(Rows from a dataset of charts and code)
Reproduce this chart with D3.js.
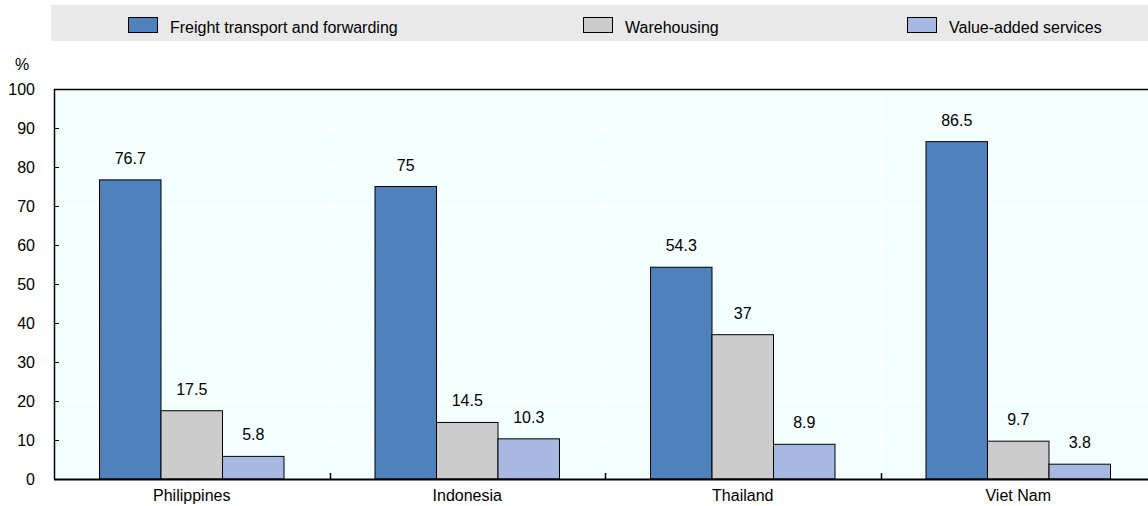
<!DOCTYPE html>
<html>
<head>
<meta charset="utf-8">
<script src="https://cdnjs.cloudflare.com/ajax/libs/d3/7.8.5/d3.min.js"></script>
<style>
  body { margin: 0; background: #fff; }
  svg text { font-family: "Liberation Sans", Arial, sans-serif; fill: #000; font-size: 16px; }
</style>
</head>
<body>
<div id="chart"></div>
<script>
// chart data
var countries = ["Philippines", "Indonesia", "Thailand", "Viet Nam"];
var seriesNames = ["Freight transport and forwarding", "Warehousing", "Value-added services"];
var freight = [76.7, 75, 54.3, 86.5];
var warehousing = [17.5, 14.5, 37, 9.7];
var valueAdded = [5.8, 10.3, 8.9, 3.8];
var yTicks = [0, 10, 20, 30, 40, 50, 60, 70, 80, 90, 100];

var colors = ["#4F81BD", "#CCCCCC", "#A7B9E3"];
var allSeries = [freight, warehousing, valueAdded];

var W = 1148, H = 506;
// plot edges (don't use "top", it's window.top)
var pLeft = 54, pTop = 89, pBottom = 479;
var bandW = 275.5;
var pRight = pLeft + bandW * countries.length;

var svg = d3.select("#chart").append("svg").attr("width", W).attr("height", H);

// legend band
svg.append("rect").attr("x", 51).attr("y", 5).attr("width", W - 51).attr("height", 36).attr("fill", "#E9E9E9");
var legX = [128, 583, 907];
seriesNames.forEach(function(s, i) {
  svg.append("rect").attr("x", legX[i] + 0.5).attr("y", 17.5).attr("width", 29).attr("height", 15)
    .attr("fill", colors[i]).attr("stroke", "#000").attr("stroke-width", 1);
  svg.append("text").attr("x", legX[i] + 42).attr("y", 33).text(s);
});

var x = d3.scaleBand().domain(countries).range([pLeft, pRight]).paddingInner(0).paddingOuter(0);
var y = d3.scaleLinear().domain([0, 100]).range([pBottom, pTop]);

// plot background
svg.append("rect").attr("x", pLeft).attr("y", pTop).attr("width", pRight - pLeft).attr("height", pBottom - pTop).attr("fill", "#F4FFFF");

// grid lines
svg.selectAll(".hgrid").data(yTicks.slice(1, -1)).enter().append("line")
  .attr("x1", pLeft).attr("x2", pRight)
  .attr("y1", function(d) { return Math.round(y(d)) + 0.5; })
  .attr("y2", function(d) { return Math.round(y(d)) + 0.5; })
  .attr("stroke", "#fff").attr("stroke-width", 1.5);
svg.selectAll(".vgrid").data(countries.slice(1)).enter().append("line")
  .attr("x1", function(d) { return Math.round(x(d)) + 0.5; })
  .attr("x2", function(d) { return Math.round(x(d)) + 0.5; })
  .attr("y1", pTop).attr("y2", pBottom)
  .attr("stroke", "#fff").attr("stroke-width", 1.5);

// bars
var groupW = 184.5;
var inner = d3.scaleBand().domain(d3.range(seriesNames.length)).range([0, groupW]);
var barData = [];
countries.forEach(function(c, ci) {
  allSeries.forEach(function(s, si) {
    barData.push({ country: c, s: si, v: s[ci] });
  });
});
var groupOff = (bandW - groupW) / 2;

svg.selectAll(".bar").data(barData).enter().append("rect")
  .attr("x", function(d) { return x(d.country) + groupOff + inner(d.s); })
  .attr("y", function(d) { return y(d.v); })
  .attr("width", inner.bandwidth())
  .attr("height", function(d) { return y(0) - y(d.v); })
  .attr("fill", function(d) { return colors[d.s]; })
  .attr("stroke", "#000").attr("stroke-width", 1);

svg.selectAll(".lbl").data(barData).enter().append("text")
  .attr("x", function(d) { return x(d.country) + groupOff + inner(d.s) + inner.bandwidth() / 2; })
  .attr("y", function(d) { return y(d.v) - 16; })
  .attr("text-anchor", "middle")
  .text(function(d) { return d.v; });

// axes frame
svg.append("line").attr("x1", pLeft).attr("x2", pRight).attr("y1", pTop + 0.5).attr("y2", pTop + 0.5).attr("stroke", "#000").attr("stroke-width", 1.5);
svg.append("line").attr("x1", pLeft + 0.5).attr("x2", pLeft + 0.5).attr("y1", pTop).attr("y2", pBottom).attr("stroke", "#000").attr("stroke-width", 1.5);
svg.append("line").attr("x1", pLeft).attr("x2", pRight).attr("y1", pBottom + 0.5).attr("y2", pBottom + 0.5).attr("stroke", "#000").attr("stroke-width", 2);

// y ticks
svg.selectAll(".ytick").data(yTicks.slice(1, -1)).enter().append("line")
  .attr("x1", pLeft).attr("x2", pLeft + 5)
  .attr("y1", function(d) { return Math.round(y(d)) + 0.5; })
  .attr("y2", function(d) { return Math.round(y(d)) + 0.5; })
  .attr("stroke", "#000").attr("stroke-width", 1);
svg.selectAll(".ylbl").data(yTicks).enter().append("text")
  .attr("x", 35).attr("y", function(d) { return y(d) + 6; })
  .attr("text-anchor", "end")
  .text(function(d) { return d; });
svg.append("text").attr("x", 22).attr("y", 70).attr("text-anchor", "middle").text("%");

// x ticks (between categories)
svg.selectAll(".xtick").data(countries.slice(1)).enter().append("line")
  .attr("x1", function(d) { return Math.round(x(d)) + 0.5; })
  .attr("x2", function(d) { return Math.round(x(d)) + 0.5; })
  .attr("y1", pBottom).attr("y2", pBottom - 6)
  .attr("stroke", "#000").attr("stroke-width", 1.5);
svg.selectAll(".xlbl").data(countries).enter().append("text")
  .attr("x", function(d) { return x(d) + bandW / 2; })
  .attr("y", 501).attr("text-anchor", "middle")
  .text(function(d) { return d; });
</script>
</body>
</html>
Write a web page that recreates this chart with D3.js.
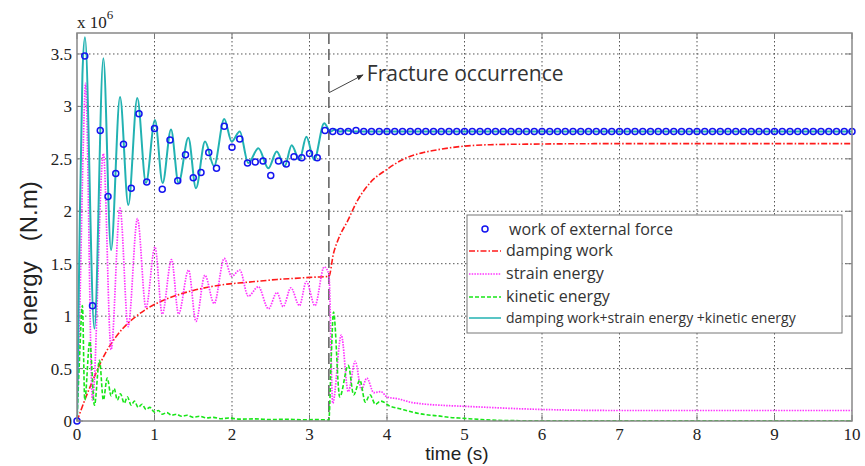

GIVEN INSTRUCTION: Write the full listing out again with every line unchanged, but include no pictures.

ANSWER TO THE TASK:
Reproduce this chart with D3.js.
<!DOCTYPE html>
<html>
<head>
<meta charset="utf-8">
<script src="https://cdnjs.cloudflare.com/ajax/libs/d3/7.8.5/d3.min.js"></script>
<style>
  body { margin: 0; background: #fff; }
  svg text { font-family: "Liberation Sans", Arial, sans-serif; fill: #000; font-size: 16px; }
</style>
</head>
<body>
<div id="chart"></div>
<script>
// chart data
var countries = ["Philippines", "Indonesia", "Thailand", "Viet Nam"];
var seriesNames = ["Freight transport and forwarding", "Warehousing", "Value-added services"];
var freight = [76.7, 75, 54.3, 86.5];
var warehousing = [17.5, 14.5, 37, 9.7];
var valueAdded = [5.8, 10.3, 8.9, 3.8];
var yTicks = [0, 10, 20, 30, 40, 50, 60, 70, 80, 90, 100];

var colors = ["#4F81BD", "#CCCCCC", "#A7B9E3"];
var allSeries = [freight, warehousing, valueAdded];

var W = 1148, H = 506;
// plot edges (don't use "top", it's window.top)
var pLeft = 54, pTop = 89, pBottom = 479;
var bandW = 275.5;
var pRight = pLeft + bandW * countries.length;

var svg = d3.select("#chart").append("svg").attr("width", W).attr("height", H);

// legend band
svg.append("rect").attr("x", 51).attr("y", 5).attr("width", W - 51).attr("height", 36).attr("fill", "#E9E9E9");
var legX = [128, 583, 907];
seriesNames.forEach(function(s, i) {
  svg.append("rect").attr("x", legX[i] + 0.5).attr("y", 17.5).attr("width", 29).attr("height", 15)
    .attr("fill", colors[i]).attr("stroke", "#000").attr("stroke-width", 1);
  svg.append("text").attr("x", legX[i] + 42).attr("y", 33).text(s);
});

var x = d3.scaleBand().domain(countries).range([pLeft, pRight]).paddingInner(0).paddingOuter(0);
var y = d3.scaleLinear().domain([0, 100]).range([pBottom, pTop]);

// plot background
svg.append("rect").attr("x", pLeft).attr("y", pTop).attr("width", pRight - pLeft).attr("height", pBottom - pTop).attr("fill", "#F4FFFF");

// grid lines
svg.selectAll(".hgrid").data(yTicks.slice(1, -1)).enter().append("line")
  .attr("x1", pLeft).attr("x2", pRight)
  .attr("y1", function(d) { return Math.round(y(d)) + 0.5; })
  .attr("y2", function(d) { return Math.round(y(d)) + 0.5; })
  .attr("stroke", "#fff").attr("stroke-width", 1.5);
svg.selectAll(".vgrid").data(countries.slice(1)).enter().append("line")
  .attr("x1", function(d) { return Math.round(x(d)) + 0.5; })
  .attr("x2", function(d) { return Math.round(x(d)) + 0.5; })
  .attr("y1", pTop).attr("y2", pBottom)
  .attr("stroke", "#fff").attr("stroke-width", 1.5);

// bars
var groupW = 184.5;
var inner = d3.scaleBand().domain(d3.range(seriesNames.length)).range([0, groupW]);
var barData = [];
countries.forEach(function(c, ci) {
  allSeries.forEach(function(s, si) {
    barData.push({ country: c, s: si, v: s[ci] });
  });
});
var groupOff = (bandW - groupW) / 2;

svg.selectAll(".bar").data(barData).enter().append("rect")
  .attr("x", function(d) { return x(d.country) + groupOff + inner(d.s); })
  .attr("y", function(d) { return y(d.v); })
  .attr("width", inner.bandwidth())
  .attr("height", function(d) { return y(0) - y(d.v); })
  .attr("fill", function(d) { return colors[d.s]; })
  .attr("stroke", "#000").attr("stroke-width", 1);

svg.selectAll(".lbl").data(barData).enter().append("text")
  .attr("x", function(d) { return x(d.country) + groupOff + inner(d.s) + inner.bandwidth() / 2; })
  .attr("y", function(d) { return y(d.v) - 16; })
  .attr("text-anchor", "middle")
  .text(function(d) { return d.v; });

// axes frame
svg.append("line").attr("x1", pLeft).attr("x2", pRight).attr("y1", pTop + 0.5).attr("y2", pTop + 0.5).attr("stroke", "#000").attr("stroke-width", 1.5);
svg.append("line").attr("x1", pLeft + 0.5).attr("x2", pLeft + 0.5).attr("y1", pTop).attr("y2", pBottom).attr("stroke", "#000").attr("stroke-width", 1.5);
svg.append("line").attr("x1", pLeft).attr("x2", pRight).attr("y1", pBottom + 0.5).attr("y2", pBottom + 0.5).attr("stroke", "#000").attr("stroke-width", 2);

// y ticks
svg.selectAll(".ytick").data(yTicks.slice(1, -1)).enter().append("line")
  .attr("x1", pLeft).attr("x2", pLeft + 5)
  .attr("y1", function(d) { return Math.round(y(d)) + 0.5; })
  .attr("y2", function(d) { return Math.round(y(d)) + 0.5; })
  .attr("stroke", "#000").attr("stroke-width", 1);
svg.selectAll(".ylbl").data(yTicks).enter().append("text")
  .attr("x", 35).attr("y", function(d) { return y(d) + 6; })
  .attr("text-anchor", "end")
  .text(function(d) { return d; });
svg.append("text").attr("x", 22).attr("y", 70).attr("text-anchor", "middle").text("%");

// x ticks (between categories)
svg.selectAll(".xtick").data(countries.slice(1)).enter().append("line")
  .attr("x1", function(d) { return Math.round(x(d)) + 0.5; })
  .attr("x2", function(d) { return Math.round(x(d)) + 0.5; })
  .attr("y1", pBottom).attr("y2", pBottom - 6)
  .attr("stroke", "#000").attr("stroke-width", 1.5);
svg.selectAll(".xlbl").data(countries).enter().append("text")
  .attr("x", function(d) { return x(d) + bandW / 2; })
  .attr("y", 501).attr("text-anchor", "middle")
  .text(function(d) { return d; });
</script>
</body>
</html>
Write a web page that recreates this chart with D3.js.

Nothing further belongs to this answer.